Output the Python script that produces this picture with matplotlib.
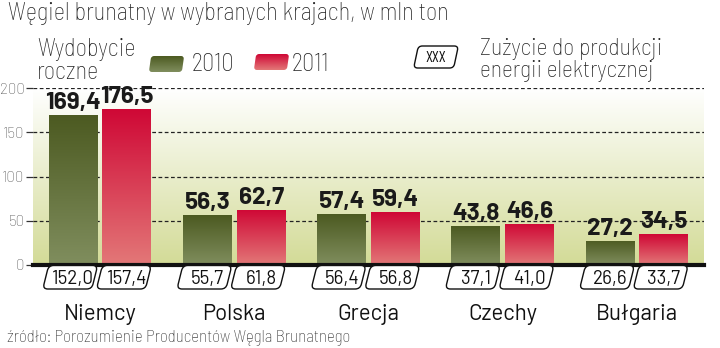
import numpy as np
import matplotlib
matplotlib.use("Agg")
import matplotlib.pyplot as plt
from matplotlib.patches import FancyBboxPatch
from matplotlib.transforms import Affine2D, ScaledTranslation
from matplotlib.colors import LinearSegmentedColormap

categories = ["Niemcy", "Polska", "Grecja", "Czechy", "Bułgaria"]
prod_2010 = [169.4, 56.3, 57.4, 43.8, 27.2]
prod_2011 = [176.5, 62.7, 59.4, 46.6, 34.5]
energy_2010 = [152.0, 55.7, 56.4, 37.1, 26.6]
energy_2011 = [157.4, 61.8, 56.8, 41.0, 33.7]
yticks = [0, 50, 100, 150, 200]

SC = ['Barlow Semi Condensed', 'DejaVu Sans']
COND = ['Barlow Condensed', 'Barlow Semi Condensed', 'DejaVu Sans']
REG = ['Barlow', 'DejaVu Sans']

W, H = 720, 348

def fy(px):
    return 1 - px / H

def fmt(v):
    return f"{v:.1f}".replace(".", ",")

fig = plt.figure(figsize=(7.2, 3.48), dpi=100)
ax = fig.add_axes([33/W, 1-265/H, 671/W, 177/H])

grad = np.linspace(0, 1, 256).reshape(-1, 1)
bg = LinearSegmentedColormap.from_list("bg", ["#ffffff", "#d3db97"])
ax.imshow(grad, cmap=bg, aspect='auto', extent=(-0.5, 4.5, 0, 200), zorder=0)

green_cm = LinearSegmentedColormap.from_list("g", ["#4c5a21", "#808e5e"])
red_cm = LinearSegmentedColormap.from_list("r", ["#cf0735", "#e37878"])

x = np.arange(len(categories))
w = 0.365
off = 0.2
b1 = ax.bar(x - off, prod_2010, w, color="#5f6d35", zorder=2)
b2 = ax.bar(x + off, prod_2011, w, color="#d83048", zorder=2)
for bars, cm in ((b1, green_cm), (b2, red_cm)):
    for r in bars:
        x0, y0, bw, bh = r.get_x(), r.get_y(), r.get_width(), r.get_height()
        im = ax.imshow(grad, cmap=cm, aspect='auto',
                       extent=(x0, x0 + bw, y0, y0 + bh), zorder=3)
        im.set_clip_path(r)
ax.set_xlim(-0.5, 4.5)
ax.set_ylim(0, 200)

# value labels
for bars, vals in ((b1, prod_2010), (b2, prod_2011)):
    for r, v in zip(bars, vals):
        ax.annotate(fmt(v), (r.get_x() + r.get_width()/2, v), xytext=(0, 6),
                    textcoords='offset pixels', ha='center', va='baseline',
                    fontsize=17.5, fontweight='bold', family=REG, color='#1a1a1a',
                    zorder=5)

# grid
for t in yticks[1:]:
    ax.axhline(t, color='#222222', lw=0.9, ls=(0, (3, 2)), zorder=1)
ax.axhline(0, color='#111111', lw=3, zorder=4, clip_on=False)

ax.set_xticks([])
ax.set_yticks(yticks)
ax.set_yticklabels([str(t) for t in yticks], family=REG, fontweight='light',
                   fontsize=11, color='#555555')
ax.tick_params(axis='y', length=5, width=0.9, color='#333333', pad=1)
for s in ax.spines.values():
    s.set_visible(False)

# energy boxes
for bars, vals in ((b1, energy_2010), (b2, energy_2011)):
    for r, v in zip(bars, vals):
        xc = r.get_x() + r.get_width()/2
        tr = Affine2D().skew_deg(14, 0) + ScaledTranslation(xc, 0, ax.transData)
        p = FancyBboxPatch((-24.5, -24), 49, 23.5,
                           boxstyle="round,pad=0,rounding_size=5",
                           facecolor='white', edgecolor='#111111', lw=1.0,
                           transform=tr, clip_on=False, zorder=6)
        ax.add_artist(p)
        ax.annotate(fmt(v), (xc, 0), xytext=(0, -18.5), textcoords='offset pixels',
                    ha='center', va='baseline', fontsize=13.5, family=REG,
                    color='#111111', zorder=7, annotation_clip=False)

# category labels
for xi, c in zip(x, categories):
    ax.annotate(c, (xi, 0), xytext=(0, -55), textcoords='offset pixels',
                ha='center', va='baseline', fontsize=16, family=REG,
                color='#111111', annotation_clip=False)

# title, source
fig.text(8/W, fy(20), "Węgiel brunatny w wybranych krajach, w mln ton",
         ha='left', va='baseline', fontsize=17.5, family=SC, fontweight='light',
         color='#222222')
fig.text(7/W, fy(342), "źródło: Porozumienie Producentów Węgla Brunatnego",
         ha='left', va='baseline', fontsize=12.2, family=SC, fontweight='light',
         color='#333333')

# legend
lax = fig.add_axes([0, 0, 1, 1], facecolor='none')
lax.axis('off')
for (x0, y0, cm) in ((150, 56, green_cm), (255, 54, red_cm)):
    trs = Affine2D().skew_deg(-8, 0) + Affine2D().translate(x0 + 16.5, y0 + 8) + lax.transData
    p = FancyBboxPatch((-16.5, -8), 33, 16, boxstyle="round,pad=0,rounding_size=3",
                       facecolor='none', edgecolor='none', transform=trs)
    lax.add_artist(p)
    im = lax.imshow(grad, cmap=cm, aspect='auto', extent=(x0 - 2, x0 + 35, y0 + 16, y0),
                    zorder=3)
    im.set_clip_path(p)
lax.set_xlim(0, W)
lax.set_ylim(H, 0)

ltxt = dict(ha='left', va='baseline', fontsize=17.5, family=SC, fontweight='light',
            color='#222222')
fig.text(37/W, fy(56), "Wydobycie", **ltxt)
fig.text(37/W, fy(79), "roczne", **ltxt)
fig.text(192/W, fy(71), "2010", **ltxt)
fig.text(292/W, fy(71), "2011", **ltxt)
ltxt['fontsize'] = 17
fig.text(480/W, fy(55), "Zużycie do produkcji", **ltxt)
fig.text(480/W, fy(77), "energii elektrycznej", **ltxt)

trb = Affine2D().skew_deg(-12, 0) + Affine2D().translate(436, 57) + lax.transData
pb = FancyBboxPatch((-20, -11), 40, 22, boxstyle="round,pad=0,rounding_size=4",
                    facecolor='white', edgecolor='#111111', lw=1.0, transform=trb)
lax.add_artist(pb)
lax.text(436, 57.5, "XXX", ha='center', va='center', fontsize=11.5, family=COND,
         color='#111111')

fig.savefig("out.png", dpi=100)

========

What the exercise asks:
Write out every line above exactly as it is, leaving out the pictures.

Answer below:
Output the Python script that produces this picture with matplotlib.
import numpy as np
import matplotlib
matplotlib.use("Agg")
import matplotlib.pyplot as plt
from matplotlib.patches import FancyBboxPatch
from matplotlib.transforms import Affine2D, ScaledTranslation
from matplotlib.colors import LinearSegmentedColormap

categories = ["Niemcy", "Polska", "Grecja", "Czechy", "Bułgaria"]
prod_2010 = [169.4, 56.3, 57.4, 43.8, 27.2]
prod_2011 = [176.5, 62.7, 59.4, 46.6, 34.5]
energy_2010 = [152.0, 55.7, 56.4, 37.1, 26.6]
energy_2011 = [157.4, 61.8, 56.8, 41.0, 33.7]
yticks = [0, 50, 100, 150, 200]

SC = ['Barlow Semi Condensed', 'DejaVu Sans']
COND = ['Barlow Condensed', 'Barlow Semi Condensed', 'DejaVu Sans']
REG = ['Barlow', 'DejaVu Sans']

W, H = 720, 348

def fy(px):
    return 1 - px / H

def fmt(v):
    return f"{v:.1f}".replace(".", ",")

fig = plt.figure(figsize=(7.2, 3.48), dpi=100)
ax = fig.add_axes([33/W, 1-265/H, 671/W, 177/H])

grad = np.linspace(0, 1, 256).reshape(-1, 1)
bg = LinearSegmentedColormap.from_list("bg", ["#ffffff", "#d3db97"])
ax.imshow(grad, cmap=bg, aspect='auto', extent=(-0.5, 4.5, 0, 200), zorder=0)

green_cm = LinearSegmentedColormap.from_list("g", ["#4c5a21", "#808e5e"])
red_cm = LinearSegmentedColormap.from_list("r", ["#cf0735", "#e37878"])

x = np.arange(len(categories))
w = 0.365
off = 0.2
b1 = ax.bar(x - off, prod_2010, w, color="#5f6d35", zorder=2)
b2 = ax.bar(x + off, prod_2011, w, color="#d83048", zorder=2)
for bars, cm in ((b1, green_cm), (b2, red_cm)):
    for r in bars:
        x0, y0, bw, bh = r.get_x(), r.get_y(), r.get_width(), r.get_height()
        im = ax.imshow(grad, cmap=cm, aspect='auto',
                       extent=(x0, x0 + bw, y0, y0 + bh), zorder=3)
        im.set_clip_path(r)
ax.set_xlim(-0.5, 4.5)
ax.set_ylim(0, 200)

# value labels
for bars, vals in ((b1, prod_2010), (b2, prod_2011)):
    for r, v in zip(bars, vals):
        ax.annotate(fmt(v), (r.get_x() + r.get_width()/2, v), xytext=(0, 6),
                    textcoords='offset pixels', ha='center', va='baseline',
                    fontsize=17.5, fontweight='bold', family=REG, color='#1a1a1a',
                    zorder=5)

# grid
for t in yticks[1:]:
    ax.axhline(t, color='#222222', lw=0.9, ls=(0, (3, 2)), zorder=1)
ax.axhline(0, color='#111111', lw=3, zorder=4, clip_on=False)

ax.set_xticks([])
ax.set_yticks(yticks)
ax.set_yticklabels([str(t) for t in yticks], family=REG, fontweight='light',
                   fontsize=11, color='#555555')
ax.tick_params(axis='y', length=5, width=0.9, color='#333333', pad=1)
for s in ax.spines.values():
    s.set_visible(False)

# energy boxes
for bars, vals in ((b1, energy_2010), (b2, energy_2011)):
    for r, v in zip(bars, vals):
        xc = r.get_x() + r.get_width()/2
        tr = Affine2D().skew_deg(14, 0) + ScaledTranslation(xc, 0, ax.transData)
        p = FancyBboxPatch((-24.5, -24), 49, 23.5,
                           boxstyle="round,pad=0,rounding_size=5",
                           facecolor='white', edgecolor='#111111', lw=1.0,
                           transform=tr, clip_on=False, zorder=6)
        ax.add_artist(p)
        ax.annotate(fmt(v), (xc, 0), xytext=(0, -18.5), textcoords='offset pixels',
                    ha='center', va='baseline', fontsize=13.5, family=REG,
                    color='#111111', zorder=7, annotation_clip=False)

# category labels
for xi, c in zip(x, categories):
    ax.annotate(c, (xi, 0), xytext=(0, -55), textcoords='offset pixels',
                ha='center', va='baseline', fontsize=16, family=REG,
                color='#111111', annotation_clip=False)

# title, source
fig.text(8/W, fy(20), "Węgiel brunatny w wybranych krajach, w mln ton",
         ha='left', va='baseline', fontsize=17.5, family=SC, fontweight='light',
         color='#222222')
fig.text(7/W, fy(342), "źródło: Porozumienie Producentów Węgla Brunatnego",
         ha='left', va='baseline', fontsize=12.2, family=SC, fontweight='light',
         color='#333333')

# legend
lax = fig.add_axes([0, 0, 1, 1], facecolor='none')
lax.axis('off')
for (x0, y0, cm) in ((150, 56, green_cm), (255, 54, red_cm)):
    trs = Affine2D().skew_deg(-8, 0) + Affine2D().translate(x0 + 16.5, y0 + 8) + lax.transData
    p = FancyBboxPatch((-16.5, -8), 33, 16, boxstyle="round,pad=0,rounding_size=3",
                       facecolor='none', edgecolor='none', transform=trs)
    lax.add_artist(p)
    im = lax.imshow(grad, cmap=cm, aspect='auto', extent=(x0 - 2, x0 + 35, y0 + 16, y0),
                    zorder=3)
    im.set_clip_path(p)
lax.set_xlim(0, W)
lax.set_ylim(H, 0)

ltxt = dict(ha='left', va='baseline', fontsize=17.5, family=SC, fontweight='light',
            color='#222222')
fig.text(37/W, fy(56), "Wydobycie", **ltxt)
fig.text(37/W, fy(79), "roczne", **ltxt)
fig.text(192/W, fy(71), "2010", **ltxt)
fig.text(292/W, fy(71), "2011", **ltxt)
ltxt['fontsize'] = 17
fig.text(480/W, fy(55), "Zużycie do produkcji", **ltxt)
fig.text(480/W, fy(77), "energii elektrycznej", **ltxt)

trb = Affine2D().skew_deg(-12, 0) + Affine2D().translate(436, 57) + lax.transData
pb = FancyBboxPatch((-20, -11), 40, 22, boxstyle="round,pad=0,rounding_size=4",
                    facecolor='white', edgecolor='#111111', lw=1.0, transform=trb)
lax.add_artist(pb)
lax.text(436, 57.5, "XXX", ha='center', va='center', fontsize=11.5, family=COND,
         color='#111111')

fig.savefig("out.png", dpi=100)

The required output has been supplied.